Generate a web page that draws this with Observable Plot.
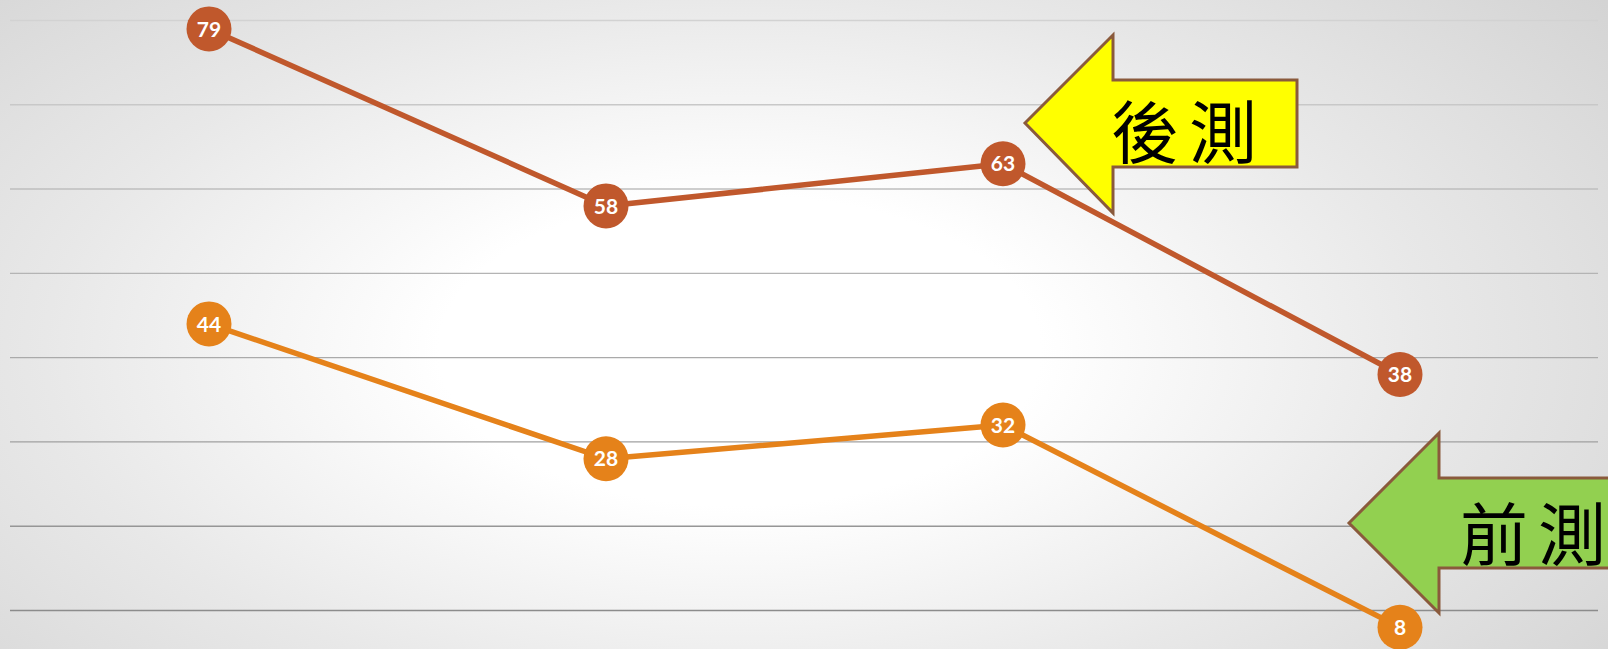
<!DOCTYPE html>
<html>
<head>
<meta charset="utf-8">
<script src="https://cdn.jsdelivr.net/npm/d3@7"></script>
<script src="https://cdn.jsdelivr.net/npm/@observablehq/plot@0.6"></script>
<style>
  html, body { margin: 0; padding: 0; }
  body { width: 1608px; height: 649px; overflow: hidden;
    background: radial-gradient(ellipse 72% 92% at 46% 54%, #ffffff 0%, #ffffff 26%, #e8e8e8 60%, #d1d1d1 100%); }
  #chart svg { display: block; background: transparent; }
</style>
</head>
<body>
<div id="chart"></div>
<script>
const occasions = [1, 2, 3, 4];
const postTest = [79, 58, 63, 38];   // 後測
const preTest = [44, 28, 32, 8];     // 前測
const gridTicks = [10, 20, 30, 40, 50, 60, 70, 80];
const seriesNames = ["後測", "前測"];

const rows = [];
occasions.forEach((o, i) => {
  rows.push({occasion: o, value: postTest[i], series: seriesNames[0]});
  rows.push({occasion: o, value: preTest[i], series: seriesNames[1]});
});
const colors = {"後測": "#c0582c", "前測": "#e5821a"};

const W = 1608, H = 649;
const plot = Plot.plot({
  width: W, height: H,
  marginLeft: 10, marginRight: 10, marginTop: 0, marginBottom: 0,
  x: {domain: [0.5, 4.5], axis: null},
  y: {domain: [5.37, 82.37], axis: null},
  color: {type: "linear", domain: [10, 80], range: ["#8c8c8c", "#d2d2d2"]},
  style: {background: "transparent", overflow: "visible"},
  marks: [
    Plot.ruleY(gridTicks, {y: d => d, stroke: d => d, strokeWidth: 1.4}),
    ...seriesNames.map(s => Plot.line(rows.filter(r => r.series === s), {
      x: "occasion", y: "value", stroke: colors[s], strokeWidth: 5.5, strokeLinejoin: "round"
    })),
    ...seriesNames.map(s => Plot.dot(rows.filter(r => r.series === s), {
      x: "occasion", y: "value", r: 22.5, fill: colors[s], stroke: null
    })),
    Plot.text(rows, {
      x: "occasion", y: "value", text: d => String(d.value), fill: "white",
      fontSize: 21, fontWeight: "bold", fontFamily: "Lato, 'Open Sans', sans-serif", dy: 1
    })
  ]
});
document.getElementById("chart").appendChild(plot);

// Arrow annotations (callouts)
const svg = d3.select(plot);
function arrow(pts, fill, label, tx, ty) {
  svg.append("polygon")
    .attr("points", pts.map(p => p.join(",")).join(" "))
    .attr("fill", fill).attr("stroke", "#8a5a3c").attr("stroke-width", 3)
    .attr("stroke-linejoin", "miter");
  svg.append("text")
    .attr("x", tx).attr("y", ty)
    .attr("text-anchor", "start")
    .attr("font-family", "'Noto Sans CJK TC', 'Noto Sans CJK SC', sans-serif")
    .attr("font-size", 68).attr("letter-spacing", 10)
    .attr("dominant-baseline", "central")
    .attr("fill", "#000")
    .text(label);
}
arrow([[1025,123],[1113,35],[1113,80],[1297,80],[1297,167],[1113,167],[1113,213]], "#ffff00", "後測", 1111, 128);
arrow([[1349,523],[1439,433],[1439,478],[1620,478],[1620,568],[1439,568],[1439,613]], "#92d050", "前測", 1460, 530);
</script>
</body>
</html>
+ + +
_Exercise details_
Omit pictures; set down the rest of the material word for word.

_The result_
Generate a web page that draws this with Observable Plot.
<!DOCTYPE html>
<html>
<head>
<meta charset="utf-8">
<script src="https://cdn.jsdelivr.net/npm/d3@7"></script>
<script src="https://cdn.jsdelivr.net/npm/@observablehq/plot@0.6"></script>
<style>
  html, body { margin: 0; padding: 0; }
  body { width: 1608px; height: 649px; overflow: hidden;
    background: radial-gradient(ellipse 72% 92% at 46% 54%, #ffffff 0%, #ffffff 26%, #e8e8e8 60%, #d1d1d1 100%); }
  #chart svg { display: block; background: transparent; }
</style>
</head>
<body>
<div id="chart"></div>
<script>
const occasions = [1, 2, 3, 4];
const postTest = [79, 58, 63, 38];   // 後測
const preTest = [44, 28, 32, 8];     // 前測
const gridTicks = [10, 20, 30, 40, 50, 60, 70, 80];
const seriesNames = ["後測", "前測"];

const rows = [];
occasions.forEach((o, i) => {
  rows.push({occasion: o, value: postTest[i], series: seriesNames[0]});
  rows.push({occasion: o, value: preTest[i], series: seriesNames[1]});
});
const colors = {"後測": "#c0582c", "前測": "#e5821a"};

const W = 1608, H = 649;
const plot = Plot.plot({
  width: W, height: H,
  marginLeft: 10, marginRight: 10, marginTop: 0, marginBottom: 0,
  x: {domain: [0.5, 4.5], axis: null},
  y: {domain: [5.37, 82.37], axis: null},
  color: {type: "linear", domain: [10, 80], range: ["#8c8c8c", "#d2d2d2"]},
  style: {background: "transparent", overflow: "visible"},
  marks: [
    Plot.ruleY(gridTicks, {y: d => d, stroke: d => d, strokeWidth: 1.4}),
    ...seriesNames.map(s => Plot.line(rows.filter(r => r.series === s), {
      x: "occasion", y: "value", stroke: colors[s], strokeWidth: 5.5, strokeLinejoin: "round"
    })),
    ...seriesNames.map(s => Plot.dot(rows.filter(r => r.series === s), {
      x: "occasion", y: "value", r: 22.5, fill: colors[s], stroke: null
    })),
    Plot.text(rows, {
      x: "occasion", y: "value", text: d => String(d.value), fill: "white",
      fontSize: 21, fontWeight: "bold", fontFamily: "Lato, 'Open Sans', sans-serif", dy: 1
    })
  ]
});
document.getElementById("chart").appendChild(plot);

// Arrow annotations (callouts)
const svg = d3.select(plot);
function arrow(pts, fill, label, tx, ty) {
  svg.append("polygon")
    .attr("points", pts.map(p => p.join(",")).join(" "))
    .attr("fill", fill).attr("stroke", "#8a5a3c").attr("stroke-width", 3)
    .attr("stroke-linejoin", "miter");
  svg.append("text")
    .attr("x", tx).attr("y", ty)
    .attr("text-anchor", "start")
    .attr("font-family", "'Noto Sans CJK TC', 'Noto Sans CJK SC', sans-serif")
    .attr("font-size", 68).attr("letter-spacing", 10)
    .attr("dominant-baseline", "central")
    .attr("fill", "#000")
    .text(label);
}
arrow([[1025,123],[1113,35],[1113,80],[1297,80],[1297,167],[1113,167],[1113,213]], "#ffff00", "後測", 1111, 128);
arrow([[1349,523],[1439,433],[1439,478],[1620,478],[1620,568],[1439,568],[1439,613]], "#92d050", "前測", 1460, 530);
</script>
</body>
</html>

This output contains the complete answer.